Marx also believed history was moving directionally toward an “end of history” that culminated in a workers’ paradise. Hegel saw the dialectical process of ideas being countered by opposing ideas and their subsequent resolution or synthesis as the driver of history. Popper viewed both Hegel’s and Marx’s historical determinism as dangerous because once the planners were convinced of the inevitability of the workers’ paradise, they also became convinced of their own unlimited authority to coerce the “inevitable” end of history.1

Fukuyama’s announcement in the late 1980s, as the Berlin Wall fell and the Cold War came to a close, that the world was now approaching an “end of history” moment alarmed followers of Popper. Even though Fukuyama argued that the “end of history” he was announcing would be followed by an era of liberal democracy, some worried that Fukuyama’s embrace of historical determinism would encourage modern-day zealots to assume, since liberal democracy was inevitable, that perhaps a little war here and there to nudge us toward it was in order. This concept was doubly worrying since there already existed in Washington a well-connected cabal promoting this neoconservative foreign policy.
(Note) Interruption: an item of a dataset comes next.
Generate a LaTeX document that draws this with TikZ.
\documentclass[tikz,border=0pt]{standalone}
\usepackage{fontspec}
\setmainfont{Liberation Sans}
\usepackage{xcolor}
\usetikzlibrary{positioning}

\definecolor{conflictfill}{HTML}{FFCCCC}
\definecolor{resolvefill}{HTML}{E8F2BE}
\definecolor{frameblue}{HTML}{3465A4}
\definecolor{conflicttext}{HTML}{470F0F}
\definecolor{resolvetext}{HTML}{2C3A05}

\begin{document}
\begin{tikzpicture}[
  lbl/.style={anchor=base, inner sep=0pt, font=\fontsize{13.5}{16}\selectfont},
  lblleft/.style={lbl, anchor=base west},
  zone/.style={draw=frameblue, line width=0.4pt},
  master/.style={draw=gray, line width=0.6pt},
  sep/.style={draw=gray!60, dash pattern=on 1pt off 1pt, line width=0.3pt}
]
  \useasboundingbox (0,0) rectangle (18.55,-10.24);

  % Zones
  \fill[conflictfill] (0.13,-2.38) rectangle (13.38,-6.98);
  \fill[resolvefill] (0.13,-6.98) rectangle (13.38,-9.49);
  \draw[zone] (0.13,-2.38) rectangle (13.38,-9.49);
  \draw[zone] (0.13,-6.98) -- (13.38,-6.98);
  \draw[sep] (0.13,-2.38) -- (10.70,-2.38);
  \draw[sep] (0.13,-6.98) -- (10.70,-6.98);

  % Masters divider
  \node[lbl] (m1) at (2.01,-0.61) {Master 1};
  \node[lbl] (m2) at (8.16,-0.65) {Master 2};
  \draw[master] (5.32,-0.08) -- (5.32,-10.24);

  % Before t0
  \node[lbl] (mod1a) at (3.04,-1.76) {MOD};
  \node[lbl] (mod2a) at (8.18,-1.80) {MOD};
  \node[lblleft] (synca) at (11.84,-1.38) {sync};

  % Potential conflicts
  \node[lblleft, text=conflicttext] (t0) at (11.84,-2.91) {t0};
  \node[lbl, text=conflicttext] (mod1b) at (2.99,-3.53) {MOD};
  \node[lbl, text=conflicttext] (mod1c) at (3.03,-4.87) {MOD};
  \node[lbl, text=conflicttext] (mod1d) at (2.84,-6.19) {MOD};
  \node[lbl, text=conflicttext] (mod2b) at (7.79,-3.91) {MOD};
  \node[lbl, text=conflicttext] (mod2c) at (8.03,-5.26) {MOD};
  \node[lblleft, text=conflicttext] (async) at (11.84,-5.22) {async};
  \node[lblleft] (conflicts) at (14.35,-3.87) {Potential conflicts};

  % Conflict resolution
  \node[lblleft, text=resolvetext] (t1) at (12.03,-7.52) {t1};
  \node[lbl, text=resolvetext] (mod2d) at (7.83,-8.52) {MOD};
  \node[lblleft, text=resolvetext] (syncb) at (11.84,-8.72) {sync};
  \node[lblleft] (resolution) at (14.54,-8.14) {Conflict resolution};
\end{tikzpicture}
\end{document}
Elizabeth Glaser puts Fukuyama in a contemporary context: “When he wrote ‘The End of History?’, Fukuyama was a neocon. He was taught by Leo Strauss’s protege Allan Bloom, author of The Closing of the American Mind; he was a researcher for the Rand Corporation, the think tank for the American military-industrial complex; and he followed his mentor Paul Wolfowitz into the Reagan administration.”2

Although Karl Popper’s arguments predate Fukuyama, they still are spot-on. Fukuyama is a contemporary Hegelian. So, when Fukuyama announced the “end of history” and the triumph of liberal capitalist democracy, many observers worried that the deterministic doctrines that encouraged first Hegel and then Marx were being resurrected.
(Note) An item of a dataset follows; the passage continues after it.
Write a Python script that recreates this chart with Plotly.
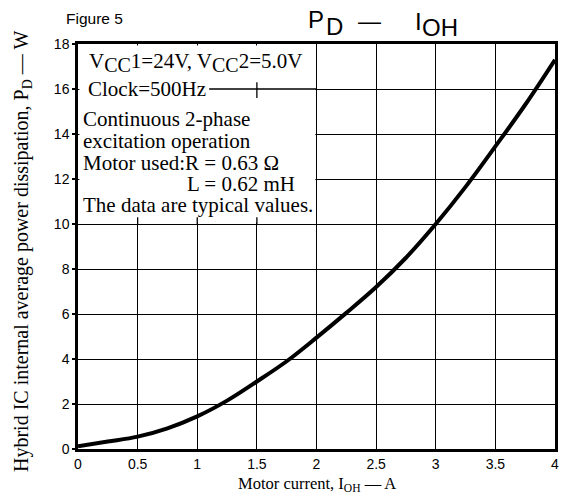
import plotly.graph_objects as go

# Data
current_a = [0.0, 0.25, 0.5, 0.75, 1.0, 1.25, 1.5, 1.75, 2.0, 2.25, 2.5, 2.75, 3.0, 3.25, 3.5, 3.75, 4.0]
power_w = [0.12, 0.33, 0.55, 0.92, 1.45, 2.15, 3.0, 3.9, 4.95, 6.05, 7.2, 8.5, 10.0, 11.65, 13.45, 15.3, 17.3]

x_ticks = [0, 0.5, 1, 1.5, 2, 2.5, 3, 3.5, 4]
x_tick_labels = ["0", "0.5", "1", "1.5", "2", "2.5", "3", "3.5", "4"]
y_ticks = [0, 2, 4, 6, 8, 10, 12, 14, 16, 18]

SUB = "<sub><span style='font-size:20px'>CC</span></sub>"
note_lines = [
    "V" + SUB + "1=24V, V" + SUB + "2=5.0V",
    "Clock=500Hz",
    "Continuous 2-phase",
    "excitation operation",
    "Motor used:R = 0.63 Ω",
    "L = 0.62 mH",
    "The data are typical values.",
]
note_x = [0.073, 0.068, 0.026, 0.026, 0.026, 0.895, 0.026]
note_y = [17.2, 16.0, 14.67, 13.7, 12.72, 11.8, 10.86]

SERIF = "Liberation Serif, Times New Roman, serif"
SANS = "Liberation Sans, Arial, sans-serif"

W, H = 584, 497
L, R, T, B = 70, 37, 36, 56
PW, PH = W - L - R, H - T - B


def px(xp):
    return (xp - L) / PW


def py(yp):
    return 1 + (T - yp) / PH


fig = go.Figure()
fig.add_trace(go.Scatter(
    x=current_a, y=power_w, mode="lines",
    line=dict(color="black", width=4, shape="spline", smoothing=1.0),
    hoverinfo="skip", showlegend=False,
))

shapes = [
    dict(type="rect", xref="x", yref="y", x0=0.012, x1=1.99, y0=10.07, y1=17.93,
         fillcolor="white", line=dict(width=0), layer="between"),
    dict(type="line", xref="x", yref="y", x0=1.10, x1=2.0, y0=16, y1=16,
         line=dict(color="black", width=1.3), layer="between"),
    dict(type="line", xref="x", yref="y", x0=1.5, x1=1.5, y0=15.6, y1=16.3,
         line=dict(color="black", width=1.3), layer="between"),
]
for tx in [0.5, 1.0, 1.5]:
    shapes.append(dict(type="line", xref="x", yref="y", x0=tx, x1=tx, y0=10, y1=10.3,
                       line=dict(color="black", width=1.3), layer="between"))

annotations = []
for txt, ax_, ay_ in zip(note_lines, note_x, note_y):
    annotations.append(dict(
        text=txt, x=ax_, y=ay_, xref="x", yref="y", xanchor="left", yanchor="middle",
        showarrow=False, font=dict(family=SERIF, size=21, color="black"),
    ))

# Title pieces
title_font = dict(family=SANS, size=24, color="black")
for txt, xp, yp in [("P", 298, 12), ("D", 316, 19), ("I", 405, 13), ("OH", 412, 19.5)]:
    annotations.append(dict(text=txt, xref="paper", yref="paper", x=px(xp), y=py(yp),
                            xanchor="left", yanchor="middle", showarrow=False, font=title_font))
annotations.append(dict(text="—", xref="paper", yref="paper", x=px(361), y=py(13),
                        xanchor="center", yanchor="middle", showarrow=False,
                        font=dict(family=SANS, size=23, color="black")))

annotations.append(dict(text="Figure 5", xref="paper", yref="paper", x=px(56), y=py(11),
                        xanchor="left", yanchor="middle", showarrow=False,
                        font=dict(family=SANS, size=15.5, color="black")))

# Axis titles
annotations.append(dict(text="Motor current, I<sub>OH</sub> — A", xref="paper", yref="paper",
                        x=0.5, y=py(476), xanchor="center", yanchor="middle", showarrow=False,
                        font=dict(family=SERIF, size=16.5, color="black")))
annotations.append(dict(text="Hybrid IC internal average power dissipation, P<sub>D</sub> — W",
                        xref="paper", yref="paper", x=px(14), y=py(244), textangle=-90,
                        xanchor="center", yanchor="middle", showarrow=False,
                        font=dict(family=SERIF, size=20, color="black")))

fig.update_layout(
    width=W, height=H,
    margin=dict(l=L, r=R, t=T, b=B),
    paper_bgcolor="white", plot_bgcolor="white",
    xaxis=dict(
        range=[0, 4], tickvals=x_ticks, ticktext=x_tick_labels,
        showgrid=True, gridcolor="black", gridwidth=1.3,
        showline=True, linecolor="black", linewidth=2.5, mirror=True,
        ticks="", zeroline=False, automargin=False,
        tickfont=dict(family=SANS, size=14, color="black"),
    ),
    yaxis=dict(
        range=[0, 18], tickvals=y_ticks,
        showgrid=True, gridcolor="black", gridwidth=1.3,
        showline=True, linecolor="black", linewidth=2.5, mirror=True,
        ticks="outside", ticklen=3, tickwidth=1.5, tickcolor="black",
        zeroline=False, automargin=False,
        tickfont=dict(family=SANS, size=14, color="black"),
    ),
    shapes=shapes,
    annotations=annotations,
)

fig.write_html("out.html")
Fukuyama argued that the world now understood that democracy provided greater prosperity than centrally planned economies. Big government–planned economies, even communist states, would now wither away and be replaced by capitalism. Sounds great, if you ignore that Fukuyama’s theory is based on the same “end of history” suppositions of Marx that morphed into the totalitarian dystopias of the twentieth century.

Timothy Stanley and Alexander Lee wrote in the Atlantic Monthly, “Fukuyama’s logic was a bit too reminiscent of the pseudo-Hegelian historical determinism that Marxists and Fascists deployed to disastrous effect earlier in the 20th century. . . .” The events of the last thirty years have not confirmed Fukuyama’s thesis.3

Not only is history not over, but much of the world is still headed away from liberal democracy.

Stanley and Lee remind us that “a new Cold War has broken out [and] China’s ‘Marxist capitalism’ suggests you can have wealth without freedom.”

China may have “wealth without freedom” but they don’t have “wealth without capitalism.” China’s wealth might be described as proportional to the degree of her rejection of socialism. But Stanley and Lee are correct that for whatever capitalism it has embraced, China has not by any analysis accepted liberal democracy.4

Just as Marx incorrectly believed that history was inevitably going to resolve itself in a workers’ paradise, so too was Fukuyama wrong. Fukuyama’s argument that history is inevitably evolving toward liberal democracy, not tyranny, has been defied by the facts. Throughout the Middle East, dictatorships continue. Russia and China cannot be said to be inevitably headed toward liberal democracy.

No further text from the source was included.